▸ **Written exercise**:
Give every line of the data again, unchanged, but with no pictures.

— start Dataset extract —

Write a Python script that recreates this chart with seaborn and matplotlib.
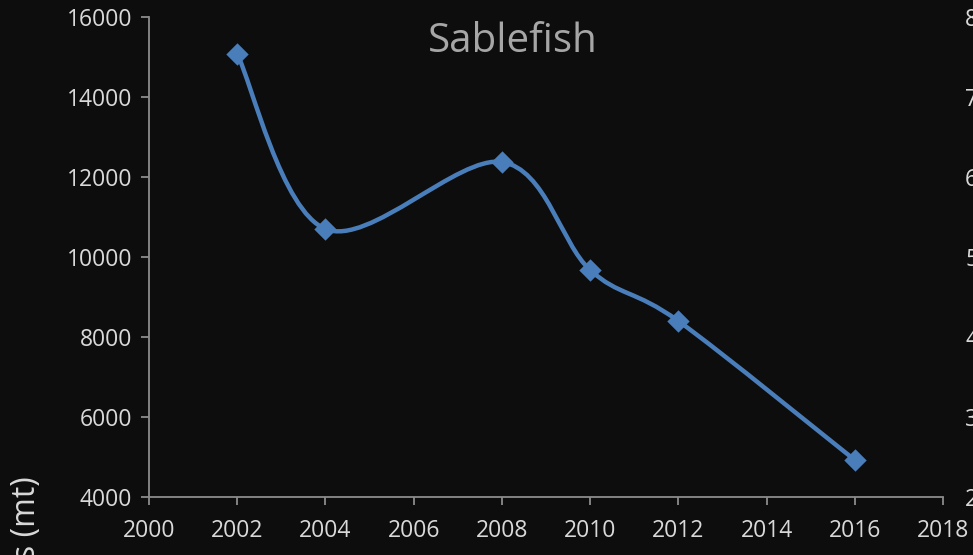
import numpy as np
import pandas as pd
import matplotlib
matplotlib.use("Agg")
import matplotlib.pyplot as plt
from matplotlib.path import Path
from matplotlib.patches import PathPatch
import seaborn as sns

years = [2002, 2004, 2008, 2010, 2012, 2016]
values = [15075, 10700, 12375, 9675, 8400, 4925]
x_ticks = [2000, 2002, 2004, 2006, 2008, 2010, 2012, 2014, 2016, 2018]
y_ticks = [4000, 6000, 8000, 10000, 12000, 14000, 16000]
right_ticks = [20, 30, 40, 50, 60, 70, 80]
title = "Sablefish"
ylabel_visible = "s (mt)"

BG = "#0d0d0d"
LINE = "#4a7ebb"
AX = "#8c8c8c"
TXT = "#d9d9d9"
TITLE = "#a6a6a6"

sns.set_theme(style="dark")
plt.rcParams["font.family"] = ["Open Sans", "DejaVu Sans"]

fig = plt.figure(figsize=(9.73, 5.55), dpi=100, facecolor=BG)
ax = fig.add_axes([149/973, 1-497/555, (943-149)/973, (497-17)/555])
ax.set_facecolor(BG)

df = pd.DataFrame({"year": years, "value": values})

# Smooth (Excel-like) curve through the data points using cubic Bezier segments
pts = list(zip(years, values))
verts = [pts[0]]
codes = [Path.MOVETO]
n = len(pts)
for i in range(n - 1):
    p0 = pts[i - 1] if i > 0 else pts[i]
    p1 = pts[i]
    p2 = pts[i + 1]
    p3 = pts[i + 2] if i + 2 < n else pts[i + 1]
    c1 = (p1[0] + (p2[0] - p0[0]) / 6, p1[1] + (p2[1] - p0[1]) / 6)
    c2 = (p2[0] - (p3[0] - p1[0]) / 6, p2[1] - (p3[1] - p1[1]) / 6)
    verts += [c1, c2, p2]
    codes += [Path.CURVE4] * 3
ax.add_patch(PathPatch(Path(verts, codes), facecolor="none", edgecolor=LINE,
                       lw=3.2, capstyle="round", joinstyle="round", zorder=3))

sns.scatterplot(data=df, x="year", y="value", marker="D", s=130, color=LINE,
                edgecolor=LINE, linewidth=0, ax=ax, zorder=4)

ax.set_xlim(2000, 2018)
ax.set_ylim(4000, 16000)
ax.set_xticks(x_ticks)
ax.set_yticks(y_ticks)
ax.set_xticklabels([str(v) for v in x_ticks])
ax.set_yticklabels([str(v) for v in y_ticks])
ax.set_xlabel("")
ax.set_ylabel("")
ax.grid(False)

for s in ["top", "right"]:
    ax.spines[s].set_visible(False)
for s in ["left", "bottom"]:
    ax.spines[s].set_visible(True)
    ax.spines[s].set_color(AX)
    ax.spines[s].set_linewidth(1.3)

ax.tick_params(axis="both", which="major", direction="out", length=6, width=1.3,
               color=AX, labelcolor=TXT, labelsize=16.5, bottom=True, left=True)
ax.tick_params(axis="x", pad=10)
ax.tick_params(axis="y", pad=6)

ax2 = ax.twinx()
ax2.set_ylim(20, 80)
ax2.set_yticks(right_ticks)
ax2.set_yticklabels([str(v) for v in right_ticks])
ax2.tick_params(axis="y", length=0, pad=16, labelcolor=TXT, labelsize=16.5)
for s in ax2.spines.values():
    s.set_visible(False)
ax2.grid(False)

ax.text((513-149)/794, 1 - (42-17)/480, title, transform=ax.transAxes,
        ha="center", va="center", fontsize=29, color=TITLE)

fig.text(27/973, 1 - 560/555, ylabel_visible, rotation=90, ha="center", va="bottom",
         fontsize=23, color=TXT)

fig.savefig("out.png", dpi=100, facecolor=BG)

— end Dataset extract —

▸ **Full output**:
Write a Python script that recreates this chart with seaborn and matplotlib.
import numpy as np
import pandas as pd
import matplotlib
matplotlib.use("Agg")
import matplotlib.pyplot as plt
from matplotlib.path import Path
from matplotlib.patches import PathPatch
import seaborn as sns

years = [2002, 2004, 2008, 2010, 2012, 2016]
values = [15075, 10700, 12375, 9675, 8400, 4925]
x_ticks = [2000, 2002, 2004, 2006, 2008, 2010, 2012, 2014, 2016, 2018]
y_ticks = [4000, 6000, 8000, 10000, 12000, 14000, 16000]
right_ticks = [20, 30, 40, 50, 60, 70, 80]
title = "Sablefish"
ylabel_visible = "s (mt)"

BG = "#0d0d0d"
LINE = "#4a7ebb"
AX = "#8c8c8c"
TXT = "#d9d9d9"
TITLE = "#a6a6a6"

sns.set_theme(style="dark")
plt.rcParams["font.family"] = ["Open Sans", "DejaVu Sans"]

fig = plt.figure(figsize=(9.73, 5.55), dpi=100, facecolor=BG)
ax = fig.add_axes([149/973, 1-497/555, (943-149)/973, (497-17)/555])
ax.set_facecolor(BG)

df = pd.DataFrame({"year": years, "value": values})

# Smooth (Excel-like) curve through the data points using cubic Bezier segments
pts = list(zip(years, values))
verts = [pts[0]]
codes = [Path.MOVETO]
n = len(pts)
for i in range(n - 1):
    p0 = pts[i - 1] if i > 0 else pts[i]
    p1 = pts[i]
    p2 = pts[i + 1]
    p3 = pts[i + 2] if i + 2 < n else pts[i + 1]
    c1 = (p1[0] + (p2[0] - p0[0]) / 6, p1[1] + (p2[1] - p0[1]) / 6)
    c2 = (p2[0] - (p3[0] - p1[0]) / 6, p2[1] - (p3[1] - p1[1]) / 6)
    verts += [c1, c2, p2]
    codes += [Path.CURVE4] * 3
ax.add_patch(PathPatch(Path(verts, codes), facecolor="none", edgecolor=LINE,
                       lw=3.2, capstyle="round", joinstyle="round", zorder=3))

sns.scatterplot(data=df, x="year", y="value", marker="D", s=130, color=LINE,
                edgecolor=LINE, linewidth=0, ax=ax, zorder=4)

ax.set_xlim(2000, 2018)
ax.set_ylim(4000, 16000)
ax.set_xticks(x_ticks)
ax.set_yticks(y_ticks)
ax.set_xticklabels([str(v) for v in x_ticks])
ax.set_yticklabels([str(v) for v in y_ticks])
ax.set_xlabel("")
ax.set_ylabel("")
ax.grid(False)

for s in ["top", "right"]:
    ax.spines[s].set_visible(False)
for s in ["left", "bottom"]:
    ax.spines[s].set_visible(True)
    ax.spines[s].set_color(AX)
    ax.spines[s].set_linewidth(1.3)

ax.tick_params(axis="both", which="major", direction="out", length=6, width=1.3,
               color=AX, labelcolor=TXT, labelsize=16.5, bottom=True, left=True)
ax.tick_params(axis="x", pad=10)
ax.tick_params(axis="y", pad=6)

ax2 = ax.twinx()
ax2.set_ylim(20, 80)
ax2.set_yticks(right_ticks)
ax2.set_yticklabels([str(v) for v in right_ticks])
ax2.tick_params(axis="y", length=0, pad=16, labelcolor=TXT, labelsize=16.5)
for s in ax2.spines.values():
    s.set_visible(False)
ax2.grid(False)

ax.text((513-149)/794, 1 - (42-17)/480, title, transform=ax.transAxes,
        ha="center", va="center", fontsize=29, color=TITLE)

fig.text(27/973, 1 - 560/555, ylabel_visible, rotation=90, ha="center", va="bottom",
         fontsize=23, color=TXT)

fig.savefig("out.png", dpi=100, facecolor=BG)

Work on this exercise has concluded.